▸ **Listing**
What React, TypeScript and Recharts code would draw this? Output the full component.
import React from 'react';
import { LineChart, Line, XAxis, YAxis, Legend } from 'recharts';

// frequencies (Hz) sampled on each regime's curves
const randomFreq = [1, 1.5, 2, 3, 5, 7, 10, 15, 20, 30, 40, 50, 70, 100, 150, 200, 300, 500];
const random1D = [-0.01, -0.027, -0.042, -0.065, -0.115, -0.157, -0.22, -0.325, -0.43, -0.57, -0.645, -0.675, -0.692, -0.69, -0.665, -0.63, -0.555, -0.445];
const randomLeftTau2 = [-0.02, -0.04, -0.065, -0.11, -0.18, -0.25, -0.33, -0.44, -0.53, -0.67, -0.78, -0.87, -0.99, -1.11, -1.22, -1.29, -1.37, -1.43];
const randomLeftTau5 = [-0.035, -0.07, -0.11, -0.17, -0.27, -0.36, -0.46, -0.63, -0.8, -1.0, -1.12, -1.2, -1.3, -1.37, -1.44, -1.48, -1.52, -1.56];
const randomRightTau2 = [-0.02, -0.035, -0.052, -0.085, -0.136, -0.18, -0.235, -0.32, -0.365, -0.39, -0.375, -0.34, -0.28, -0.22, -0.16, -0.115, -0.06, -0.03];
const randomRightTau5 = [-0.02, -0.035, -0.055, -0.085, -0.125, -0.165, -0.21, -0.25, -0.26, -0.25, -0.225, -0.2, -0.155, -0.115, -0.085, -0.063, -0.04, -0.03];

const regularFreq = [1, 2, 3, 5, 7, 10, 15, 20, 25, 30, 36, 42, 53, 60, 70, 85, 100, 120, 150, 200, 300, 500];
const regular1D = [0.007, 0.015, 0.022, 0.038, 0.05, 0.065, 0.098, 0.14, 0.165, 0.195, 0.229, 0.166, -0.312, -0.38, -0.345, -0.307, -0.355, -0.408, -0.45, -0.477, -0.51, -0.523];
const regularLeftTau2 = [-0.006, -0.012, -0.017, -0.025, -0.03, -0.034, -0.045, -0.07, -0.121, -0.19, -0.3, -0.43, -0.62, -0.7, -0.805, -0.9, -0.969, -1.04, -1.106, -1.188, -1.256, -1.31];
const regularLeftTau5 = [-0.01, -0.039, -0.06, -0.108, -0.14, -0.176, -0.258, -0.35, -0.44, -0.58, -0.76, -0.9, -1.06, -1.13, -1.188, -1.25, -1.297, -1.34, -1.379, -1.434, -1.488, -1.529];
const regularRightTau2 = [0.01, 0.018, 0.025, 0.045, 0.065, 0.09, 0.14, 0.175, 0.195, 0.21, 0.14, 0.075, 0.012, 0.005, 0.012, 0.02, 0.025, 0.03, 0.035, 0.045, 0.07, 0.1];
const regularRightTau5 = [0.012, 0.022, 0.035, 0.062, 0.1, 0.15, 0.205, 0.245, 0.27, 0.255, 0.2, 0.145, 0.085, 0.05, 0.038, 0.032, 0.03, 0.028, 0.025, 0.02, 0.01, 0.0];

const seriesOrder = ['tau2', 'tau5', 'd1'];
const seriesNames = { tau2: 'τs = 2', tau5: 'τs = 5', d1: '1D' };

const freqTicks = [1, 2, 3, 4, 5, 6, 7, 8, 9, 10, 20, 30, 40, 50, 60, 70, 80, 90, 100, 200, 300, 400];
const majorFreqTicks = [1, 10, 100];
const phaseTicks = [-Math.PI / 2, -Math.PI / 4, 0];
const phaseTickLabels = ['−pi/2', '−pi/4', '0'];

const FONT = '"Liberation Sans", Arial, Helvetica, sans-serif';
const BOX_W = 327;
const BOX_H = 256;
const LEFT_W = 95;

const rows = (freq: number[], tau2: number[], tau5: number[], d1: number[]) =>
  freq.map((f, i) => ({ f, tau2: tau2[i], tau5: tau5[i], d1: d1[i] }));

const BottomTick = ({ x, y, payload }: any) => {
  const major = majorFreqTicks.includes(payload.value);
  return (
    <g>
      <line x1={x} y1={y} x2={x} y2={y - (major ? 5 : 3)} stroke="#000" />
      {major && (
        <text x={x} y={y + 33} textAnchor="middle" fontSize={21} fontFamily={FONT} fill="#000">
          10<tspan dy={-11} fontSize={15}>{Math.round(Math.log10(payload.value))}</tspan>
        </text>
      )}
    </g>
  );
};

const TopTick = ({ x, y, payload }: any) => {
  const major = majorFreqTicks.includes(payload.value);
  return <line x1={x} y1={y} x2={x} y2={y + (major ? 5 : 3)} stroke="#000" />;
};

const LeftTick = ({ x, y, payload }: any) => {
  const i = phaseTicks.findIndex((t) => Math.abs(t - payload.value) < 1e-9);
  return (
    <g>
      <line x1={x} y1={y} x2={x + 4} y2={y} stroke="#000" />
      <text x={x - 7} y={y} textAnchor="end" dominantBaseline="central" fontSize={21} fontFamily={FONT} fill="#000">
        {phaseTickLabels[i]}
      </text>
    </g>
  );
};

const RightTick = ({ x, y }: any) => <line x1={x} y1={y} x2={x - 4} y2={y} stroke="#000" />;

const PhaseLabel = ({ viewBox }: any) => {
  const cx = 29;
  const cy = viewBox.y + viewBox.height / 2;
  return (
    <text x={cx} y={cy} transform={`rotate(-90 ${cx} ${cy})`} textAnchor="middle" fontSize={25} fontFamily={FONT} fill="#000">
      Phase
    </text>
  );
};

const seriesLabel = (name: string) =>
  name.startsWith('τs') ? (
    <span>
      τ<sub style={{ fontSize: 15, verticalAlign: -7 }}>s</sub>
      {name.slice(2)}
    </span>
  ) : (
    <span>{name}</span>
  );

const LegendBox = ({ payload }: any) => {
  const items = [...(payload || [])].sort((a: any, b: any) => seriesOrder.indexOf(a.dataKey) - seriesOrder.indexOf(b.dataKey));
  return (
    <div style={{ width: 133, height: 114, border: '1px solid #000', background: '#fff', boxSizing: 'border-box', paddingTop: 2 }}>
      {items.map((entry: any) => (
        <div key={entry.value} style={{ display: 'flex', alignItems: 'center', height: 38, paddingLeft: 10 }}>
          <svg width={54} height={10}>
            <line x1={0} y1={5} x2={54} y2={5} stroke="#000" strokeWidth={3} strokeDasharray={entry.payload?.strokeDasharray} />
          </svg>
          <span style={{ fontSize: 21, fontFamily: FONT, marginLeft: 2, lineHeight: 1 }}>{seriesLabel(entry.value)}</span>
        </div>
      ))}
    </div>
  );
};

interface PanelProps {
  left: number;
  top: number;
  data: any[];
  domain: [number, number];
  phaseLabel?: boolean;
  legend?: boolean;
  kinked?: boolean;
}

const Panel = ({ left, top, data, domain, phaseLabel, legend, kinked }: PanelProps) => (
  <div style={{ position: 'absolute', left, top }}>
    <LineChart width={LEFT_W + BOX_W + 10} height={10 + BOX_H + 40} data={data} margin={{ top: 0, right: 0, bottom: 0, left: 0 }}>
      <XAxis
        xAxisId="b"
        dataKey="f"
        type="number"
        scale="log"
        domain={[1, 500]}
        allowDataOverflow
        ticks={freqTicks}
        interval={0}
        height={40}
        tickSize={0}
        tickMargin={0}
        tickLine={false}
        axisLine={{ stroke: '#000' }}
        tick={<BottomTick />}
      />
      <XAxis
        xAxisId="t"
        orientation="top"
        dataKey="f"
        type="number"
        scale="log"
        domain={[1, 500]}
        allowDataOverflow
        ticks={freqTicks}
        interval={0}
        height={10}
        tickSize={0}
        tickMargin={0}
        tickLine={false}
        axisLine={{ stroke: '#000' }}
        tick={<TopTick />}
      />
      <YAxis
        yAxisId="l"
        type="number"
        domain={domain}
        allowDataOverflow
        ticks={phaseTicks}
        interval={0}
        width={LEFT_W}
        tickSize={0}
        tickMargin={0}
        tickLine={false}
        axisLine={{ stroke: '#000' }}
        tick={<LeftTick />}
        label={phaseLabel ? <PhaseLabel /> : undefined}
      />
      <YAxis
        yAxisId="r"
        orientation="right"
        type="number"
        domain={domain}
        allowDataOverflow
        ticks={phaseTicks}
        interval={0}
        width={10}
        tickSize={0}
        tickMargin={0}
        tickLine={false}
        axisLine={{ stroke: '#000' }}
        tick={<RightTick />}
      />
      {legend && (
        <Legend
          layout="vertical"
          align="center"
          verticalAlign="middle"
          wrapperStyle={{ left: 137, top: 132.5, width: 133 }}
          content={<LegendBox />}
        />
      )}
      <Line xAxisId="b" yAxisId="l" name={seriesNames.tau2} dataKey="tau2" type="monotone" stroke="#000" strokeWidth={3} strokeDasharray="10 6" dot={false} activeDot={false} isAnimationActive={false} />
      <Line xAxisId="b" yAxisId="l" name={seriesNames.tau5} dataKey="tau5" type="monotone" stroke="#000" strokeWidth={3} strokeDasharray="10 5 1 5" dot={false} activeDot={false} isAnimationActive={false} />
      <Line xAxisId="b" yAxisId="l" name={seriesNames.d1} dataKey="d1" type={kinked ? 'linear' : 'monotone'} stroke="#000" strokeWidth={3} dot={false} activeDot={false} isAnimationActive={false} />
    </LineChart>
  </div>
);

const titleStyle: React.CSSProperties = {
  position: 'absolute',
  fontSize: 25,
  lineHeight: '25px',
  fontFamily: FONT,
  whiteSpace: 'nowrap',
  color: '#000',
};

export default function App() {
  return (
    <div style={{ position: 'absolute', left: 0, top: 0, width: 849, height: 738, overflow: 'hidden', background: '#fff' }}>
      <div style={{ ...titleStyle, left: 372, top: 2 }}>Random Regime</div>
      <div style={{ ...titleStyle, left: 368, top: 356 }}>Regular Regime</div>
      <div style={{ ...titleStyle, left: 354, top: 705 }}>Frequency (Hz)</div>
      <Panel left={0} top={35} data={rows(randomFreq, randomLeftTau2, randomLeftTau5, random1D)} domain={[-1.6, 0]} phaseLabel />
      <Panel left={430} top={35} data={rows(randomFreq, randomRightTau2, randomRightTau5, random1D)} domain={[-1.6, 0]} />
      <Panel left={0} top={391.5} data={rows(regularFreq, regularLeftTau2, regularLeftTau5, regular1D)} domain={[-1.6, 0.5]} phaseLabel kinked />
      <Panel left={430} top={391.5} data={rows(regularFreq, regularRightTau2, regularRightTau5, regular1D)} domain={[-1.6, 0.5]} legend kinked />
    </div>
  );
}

* * *

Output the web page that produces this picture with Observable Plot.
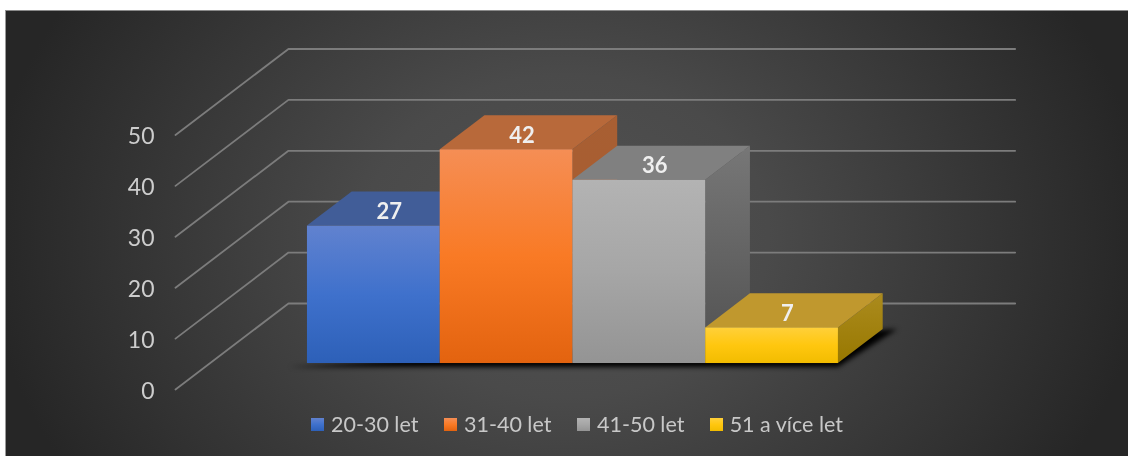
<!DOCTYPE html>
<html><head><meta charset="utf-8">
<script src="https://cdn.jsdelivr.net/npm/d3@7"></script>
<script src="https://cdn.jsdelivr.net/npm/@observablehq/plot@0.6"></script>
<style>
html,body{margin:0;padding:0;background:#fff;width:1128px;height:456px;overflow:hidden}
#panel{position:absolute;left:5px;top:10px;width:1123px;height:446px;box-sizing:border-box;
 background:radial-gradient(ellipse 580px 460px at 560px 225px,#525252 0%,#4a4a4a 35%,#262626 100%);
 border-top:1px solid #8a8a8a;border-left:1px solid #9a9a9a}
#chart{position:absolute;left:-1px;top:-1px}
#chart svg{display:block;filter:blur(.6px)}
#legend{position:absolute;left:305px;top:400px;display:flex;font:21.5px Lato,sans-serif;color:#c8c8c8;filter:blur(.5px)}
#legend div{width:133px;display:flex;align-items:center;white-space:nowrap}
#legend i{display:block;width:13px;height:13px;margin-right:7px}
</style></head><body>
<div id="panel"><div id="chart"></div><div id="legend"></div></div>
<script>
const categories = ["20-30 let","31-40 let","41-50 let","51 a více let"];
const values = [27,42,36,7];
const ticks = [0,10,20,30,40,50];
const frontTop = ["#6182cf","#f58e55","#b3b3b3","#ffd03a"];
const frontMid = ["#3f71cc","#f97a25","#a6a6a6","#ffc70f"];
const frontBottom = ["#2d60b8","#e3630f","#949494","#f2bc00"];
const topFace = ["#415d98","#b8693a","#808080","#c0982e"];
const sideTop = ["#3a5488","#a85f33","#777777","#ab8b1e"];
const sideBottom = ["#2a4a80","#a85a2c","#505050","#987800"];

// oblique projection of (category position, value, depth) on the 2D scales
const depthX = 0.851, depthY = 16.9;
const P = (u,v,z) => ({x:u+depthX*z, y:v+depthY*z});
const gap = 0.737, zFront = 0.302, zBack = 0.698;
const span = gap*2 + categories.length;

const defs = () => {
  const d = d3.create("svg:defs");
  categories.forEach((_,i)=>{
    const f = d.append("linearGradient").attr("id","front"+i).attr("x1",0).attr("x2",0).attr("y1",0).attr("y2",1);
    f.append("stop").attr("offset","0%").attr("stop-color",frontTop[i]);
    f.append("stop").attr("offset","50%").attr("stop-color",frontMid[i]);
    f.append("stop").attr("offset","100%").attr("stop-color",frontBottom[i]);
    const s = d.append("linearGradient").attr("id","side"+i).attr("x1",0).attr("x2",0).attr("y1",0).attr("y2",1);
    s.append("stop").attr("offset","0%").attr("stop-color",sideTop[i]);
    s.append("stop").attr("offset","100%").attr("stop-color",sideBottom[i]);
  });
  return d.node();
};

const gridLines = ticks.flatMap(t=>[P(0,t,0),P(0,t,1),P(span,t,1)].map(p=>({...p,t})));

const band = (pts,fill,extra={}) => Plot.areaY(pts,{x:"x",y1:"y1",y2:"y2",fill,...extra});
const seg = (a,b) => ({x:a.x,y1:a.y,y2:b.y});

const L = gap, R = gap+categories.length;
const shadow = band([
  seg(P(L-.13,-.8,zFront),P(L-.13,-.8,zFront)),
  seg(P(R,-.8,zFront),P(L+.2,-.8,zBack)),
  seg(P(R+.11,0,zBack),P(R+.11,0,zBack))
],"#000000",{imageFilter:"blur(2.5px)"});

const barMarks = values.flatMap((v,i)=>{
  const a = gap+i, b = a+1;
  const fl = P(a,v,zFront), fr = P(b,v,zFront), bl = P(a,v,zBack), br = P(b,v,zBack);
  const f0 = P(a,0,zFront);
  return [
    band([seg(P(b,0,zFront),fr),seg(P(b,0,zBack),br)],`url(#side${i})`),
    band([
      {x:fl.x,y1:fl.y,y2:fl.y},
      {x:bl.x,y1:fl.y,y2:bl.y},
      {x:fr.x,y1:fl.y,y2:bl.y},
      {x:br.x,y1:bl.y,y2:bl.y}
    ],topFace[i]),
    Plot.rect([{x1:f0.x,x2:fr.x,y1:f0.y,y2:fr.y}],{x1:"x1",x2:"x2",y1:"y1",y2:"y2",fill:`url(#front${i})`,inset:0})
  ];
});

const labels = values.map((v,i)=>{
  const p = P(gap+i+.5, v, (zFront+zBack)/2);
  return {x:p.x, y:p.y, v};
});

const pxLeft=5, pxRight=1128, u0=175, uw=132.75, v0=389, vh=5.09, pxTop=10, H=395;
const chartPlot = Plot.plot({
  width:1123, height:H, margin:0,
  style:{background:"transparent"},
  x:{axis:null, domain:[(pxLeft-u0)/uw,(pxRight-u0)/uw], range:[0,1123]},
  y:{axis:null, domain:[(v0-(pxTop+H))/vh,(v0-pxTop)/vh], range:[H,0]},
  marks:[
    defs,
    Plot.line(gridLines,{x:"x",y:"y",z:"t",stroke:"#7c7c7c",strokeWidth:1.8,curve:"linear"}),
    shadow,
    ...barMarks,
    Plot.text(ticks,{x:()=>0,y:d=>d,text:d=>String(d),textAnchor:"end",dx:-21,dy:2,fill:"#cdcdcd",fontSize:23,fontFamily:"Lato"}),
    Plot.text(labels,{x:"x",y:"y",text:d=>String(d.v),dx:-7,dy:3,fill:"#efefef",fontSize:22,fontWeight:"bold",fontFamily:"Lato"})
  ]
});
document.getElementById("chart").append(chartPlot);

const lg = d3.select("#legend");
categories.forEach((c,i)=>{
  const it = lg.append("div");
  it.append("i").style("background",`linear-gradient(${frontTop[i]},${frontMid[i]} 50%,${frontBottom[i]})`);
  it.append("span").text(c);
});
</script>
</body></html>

▸ **What you should do**
In the entries above, how many lines hold the word "React"? State the number and nothing else.

▸ **Task response**
3